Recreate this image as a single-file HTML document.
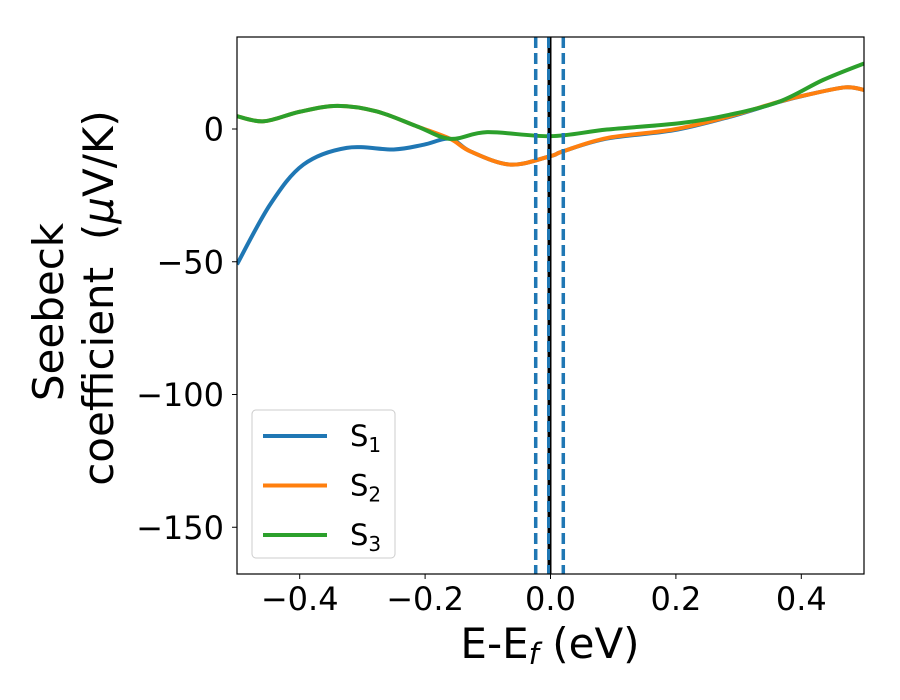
<!DOCTYPE html>
<html><head><meta charset="utf-8"><style>
body{margin:0;background:#fff}
svg{display:block;font-family:"DejaVu Sans","Liberation Sans",sans-serif}
</style></head><body>
<svg id="chart" width="900" height="700">
<g id="plot"></g>
<text x="550" y="658" font-size="42" text-anchor="middle">E-E<tspan font-size="29" dy="6" font-style="italic">f</tspan><tspan dy="-6"> (eV)</tspan></text>
<text transform="translate(63,312) rotate(-90)" font-size="42" text-anchor="middle">Seebeck</text>
<text transform="translate(113,298) rotate(-90)" font-size="42" text-anchor="middle">coefficient&#160; (<tspan font-style="italic">μ</tspan>V/K)</text>
</svg>
<script>
const s1X=[-0.5,-0.447,-0.394,-0.325,-0.25,-0.202,-0.16,-0.128,-0.064,0,0.02,0.09,0.196,0.286,0.366,0.41,0.47,0.5];
const s1Y=[-51,-28.4,-13.4,-7.1,-7.7,-5.9,-3.7,-8.4,-13.4,-10.2,-8.4,-3.6,-0.5,4.6,10.3,12.9,15.7,14.7];
const s2X=[-0.5,-0.457,-0.4,-0.34,-0.277,-0.213,-0.16,-0.128,-0.064,0,0.02,0.09,0.196,0.286,0.366,0.41,0.47,0.5];
const s2Y=[4.8,2.9,6.5,8.7,6.6,1,-3.7,-8.4,-13.4,-10.2,-8.4,-3.4,-0.2,4.8,10.4,12.9,15.7,14.7];
const s3X=[-0.5,-0.457,-0.4,-0.34,-0.277,-0.213,-0.16,-0.101,0,0.09,0.207,0.286,0.366,0.435,0.5];
const s3Y=[4.8,2.9,6.5,8.7,6.6,1,-3.7,-1.2,-2.7,-0.2,2.2,5.4,10.4,18.5,24.7];
const xTicks=[-0.4,-0.2,0.0,0.2,0.4];
const xTickLabels=["\u22120.4","\u22120.2","0.0","0.2","0.4"];
const yTicks=[0,-50,-100,-150];
const yTickLabels=["0","\u221250","\u2212100","\u2212150"];
const vLinesDashed=[-0.022,0.022];
const vLineCenter=[0];
const legendLabels=["1","2","3"];

const NS="http://www.w3.org/2000/svg";
const L=237,R=864,T=37,B=574;
const xS=v=>L+(v+0.5)*(R-L);
const yS=v=>129-v*2.655;
const g=document.getElementById('plot');
function mk(t,a,p){const e=document.createElementNS(NS,t);for(const k in a)e.setAttribute(k,a[k]);(p||g).appendChild(e);return e;}
function path(xs,ys){
  const p=xs.map((x,i)=>[xS(x),yS(ys[i])]);
  let d=`M${p[0][0]},${p[0][1]}`;
  for(let i=0;i<p.length-1;i++){
    const p0=p[i-1]||p[i],p1=p[i],p2=p[i+1],p3=p[i+2]||p2;
    const c1=[p1[0]+(p2[0]-p0[0])/6,p1[1]+(p2[1]-p0[1])/6];
    const c2=[p2[0]-(p3[0]-p1[0])/6,p2[1]-(p3[1]-p1[1])/6];
    d+=`C${c1[0]},${c1[1]} ${c2[0]},${c2[1]} ${p2[0]},${p2[1]}`;
  }
  return d;
}
const cp=mk('clipPath',{id:'clip'});
mk('rect',{x:L,y:T,width:R-L,height:B-T},cp);
const cg=mk('g',{'clip-path':'url(#clip)'});
const colors=['#1f77b4','#ff7f0e','#2ca02c'];
[[s1X,s1Y],[s2X,s2Y],[s3X,s3Y]].forEach((s,i)=>{
  const e=mk('path',{d:path(s[0],s[1]),fill:'none',stroke:colors[i],'stroke-width':4},cg);
  
  
});
vLineCenter.forEach(v=>{
  const e=mk('line',{x1:xS(v)-1,x2:xS(v)-1,y1:T,y2:B,stroke:'#000','stroke-width':4},cg);
  
  
  const e2=mk('line',{x1:xS(v)-2,x2:xS(v)-2,y1:T,y2:B,stroke:'#1f77b4','stroke-width':3,'stroke-dasharray':'11,5'},cg);
  
  
});
vLinesDashed.forEach(v=>{
  const e=mk('line',{x1:xS(v)-1,x2:xS(v)-1,y1:T,y2:B,stroke:'#1f77b4','stroke-width':3.5,'stroke-dasharray':'11,5'},cg);
  
  
});
const fr=mk('rect',{x:L,y:T,width:R-L,height:B-T,fill:'none',stroke:'#000','stroke-width':1.2});


xTicks.forEach((v,i)=>{
  mk('line',{x1:xS(v),x2:xS(v),y1:B,y2:B+5,stroke:'#000','stroke-width':1});
  const t=mk('text',{x:xS(v),y:610,'font-size':32,'text-anchor':'middle'});t.textContent=xTickLabels[i];
  
  
});
yTicks.forEach((v,i)=>{
  mk('line',{x1:L-5,x2:L,y1:yS(v),y2:yS(v),stroke:'#000','stroke-width':1});
  const t=mk('text',{x:L-13,y:yS(v)+11.5,'font-size':32,'text-anchor':'end'});t.textContent=yTickLabels[i];
  
  
});
const lg=mk('g',{});


mk('rect',{x:252,y:410,width:143,height:148,rx:4,fill:'#fff','fill-opacity':0.8,stroke:'#ccc','stroke-width':1},lg);
legendLabels.forEach((s,i)=>{
  const y=436+i*49.5;
  mk('line',{x1:263,x2:327,y1:y,y2:y,stroke:colors[i],'stroke-width':4},lg);
  const t=mk('text',{x:350,y:y+10,'font-size':29},lg);
  t.innerHTML='S<tspan font-size="20" dy="6">'+s+'</tspan>';
  
  
});
</script>
</body></html>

STATED TASK:
Reproduce every line exactly and omit all pictures.

EXERCISE RESPONSE:
Recreate this image as a single-file HTML document.
<!DOCTYPE html>
<html><head><meta charset="utf-8"><style>
body{margin:0;background:#fff}
svg{display:block;font-family:"DejaVu Sans","Liberation Sans",sans-serif}
</style></head><body>
<svg id="chart" width="900" height="700">
<g id="plot"></g>
<text x="550" y="658" font-size="42" text-anchor="middle">E-E<tspan font-size="29" dy="6" font-style="italic">f</tspan><tspan dy="-6"> (eV)</tspan></text>
<text transform="translate(63,312) rotate(-90)" font-size="42" text-anchor="middle">Seebeck</text>
<text transform="translate(113,298) rotate(-90)" font-size="42" text-anchor="middle">coefficient&#160; (<tspan font-style="italic">μ</tspan>V/K)</text>
</svg>
<script>
const s1X=[-0.5,-0.447,-0.394,-0.325,-0.25,-0.202,-0.16,-0.128,-0.064,0,0.02,0.09,0.196,0.286,0.366,0.41,0.47,0.5];
const s1Y=[-51,-28.4,-13.4,-7.1,-7.7,-5.9,-3.7,-8.4,-13.4,-10.2,-8.4,-3.6,-0.5,4.6,10.3,12.9,15.7,14.7];
const s2X=[-0.5,-0.457,-0.4,-0.34,-0.277,-0.213,-0.16,-0.128,-0.064,0,0.02,0.09,0.196,0.286,0.366,0.41,0.47,0.5];
const s2Y=[4.8,2.9,6.5,8.7,6.6,1,-3.7,-8.4,-13.4,-10.2,-8.4,-3.4,-0.2,4.8,10.4,12.9,15.7,14.7];
const s3X=[-0.5,-0.457,-0.4,-0.34,-0.277,-0.213,-0.16,-0.101,0,0.09,0.207,0.286,0.366,0.435,0.5];
const s3Y=[4.8,2.9,6.5,8.7,6.6,1,-3.7,-1.2,-2.7,-0.2,2.2,5.4,10.4,18.5,24.7];
const xTicks=[-0.4,-0.2,0.0,0.2,0.4];
const xTickLabels=["\u22120.4","\u22120.2","0.0","0.2","0.4"];
const yTicks=[0,-50,-100,-150];
const yTickLabels=["0","\u221250","\u2212100","\u2212150"];
const vLinesDashed=[-0.022,0.022];
const vLineCenter=[0];
const legendLabels=["1","2","3"];

const NS="http://www.w3.org/2000/svg";
const L=237,R=864,T=37,B=574;
const xS=v=>L+(v+0.5)*(R-L);
const yS=v=>129-v*2.655;
const g=document.getElementById('plot');
function mk(t,a,p){const e=document.createElementNS(NS,t);for(const k in a)e.setAttribute(k,a[k]);(p||g).appendChild(e);return e;}
function path(xs,ys){
  const p=xs.map((x,i)=>[xS(x),yS(ys[i])]);
  let d=`M${p[0][0]},${p[0][1]}`;
  for(let i=0;i<p.length-1;i++){
    const p0=p[i-1]||p[i],p1=p[i],p2=p[i+1],p3=p[i+2]||p2;
    const c1=[p1[0]+(p2[0]-p0[0])/6,p1[1]+(p2[1]-p0[1])/6];
    const c2=[p2[0]-(p3[0]-p1[0])/6,p2[1]-(p3[1]-p1[1])/6];
    d+=`C${c1[0]},${c1[1]} ${c2[0]},${c2[1]} ${p2[0]},${p2[1]}`;
  }
  return d;
}
const cp=mk('clipPath',{id:'clip'});
mk('rect',{x:L,y:T,width:R-L,height:B-T},cp);
const cg=mk('g',{'clip-path':'url(#clip)'});
const colors=['#1f77b4','#ff7f0e','#2ca02c'];
[[s1X,s1Y],[s2X,s2Y],[s3X,s3Y]].forEach((s,i)=>{
  const e=mk('path',{d:path(s[0],s[1]),fill:'none',stroke:colors[i],'stroke-width':4},cg);
  
  
});
vLineCenter.forEach(v=>{
  const e=mk('line',{x1:xS(v)-1,x2:xS(v)-1,y1:T,y2:B,stroke:'#000','stroke-width':4},cg);
  
  
  const e2=mk('line',{x1:xS(v)-2,x2:xS(v)-2,y1:T,y2:B,stroke:'#1f77b4','stroke-width':3,'stroke-dasharray':'11,5'},cg);
  
  
});
vLinesDashed.forEach(v=>{
  const e=mk('line',{x1:xS(v)-1,x2:xS(v)-1,y1:T,y2:B,stroke:'#1f77b4','stroke-width':3.5,'stroke-dasharray':'11,5'},cg);
  
  
});
const fr=mk('rect',{x:L,y:T,width:R-L,height:B-T,fill:'none',stroke:'#000','stroke-width':1.2});


xTicks.forEach((v,i)=>{
  mk('line',{x1:xS(v),x2:xS(v),y1:B,y2:B+5,stroke:'#000','stroke-width':1});
  const t=mk('text',{x:xS(v),y:610,'font-size':32,'text-anchor':'middle'});t.textContent=xTickLabels[i];
  
  
});
yTicks.forEach((v,i)=>{
  mk('line',{x1:L-5,x2:L,y1:yS(v),y2:yS(v),stroke:'#000','stroke-width':1});
  const t=mk('text',{x:L-13,y:yS(v)+11.5,'font-size':32,'text-anchor':'end'});t.textContent=yTickLabels[i];
  
  
});
const lg=mk('g',{});


mk('rect',{x:252,y:410,width:143,height:148,rx:4,fill:'#fff','fill-opacity':0.8,stroke:'#ccc','stroke-width':1},lg);
legendLabels.forEach((s,i)=>{
  const y=436+i*49.5;
  mk('line',{x1:263,x2:327,y1:y,y2:y,stroke:colors[i],'stroke-width':4},lg);
  const t=mk('text',{x:350,y:y+10,'font-size':29},lg);
  t.innerHTML='S<tspan font-size="20" dy="6">'+s+'</tspan>';
  
  
});
</script>
</body></html>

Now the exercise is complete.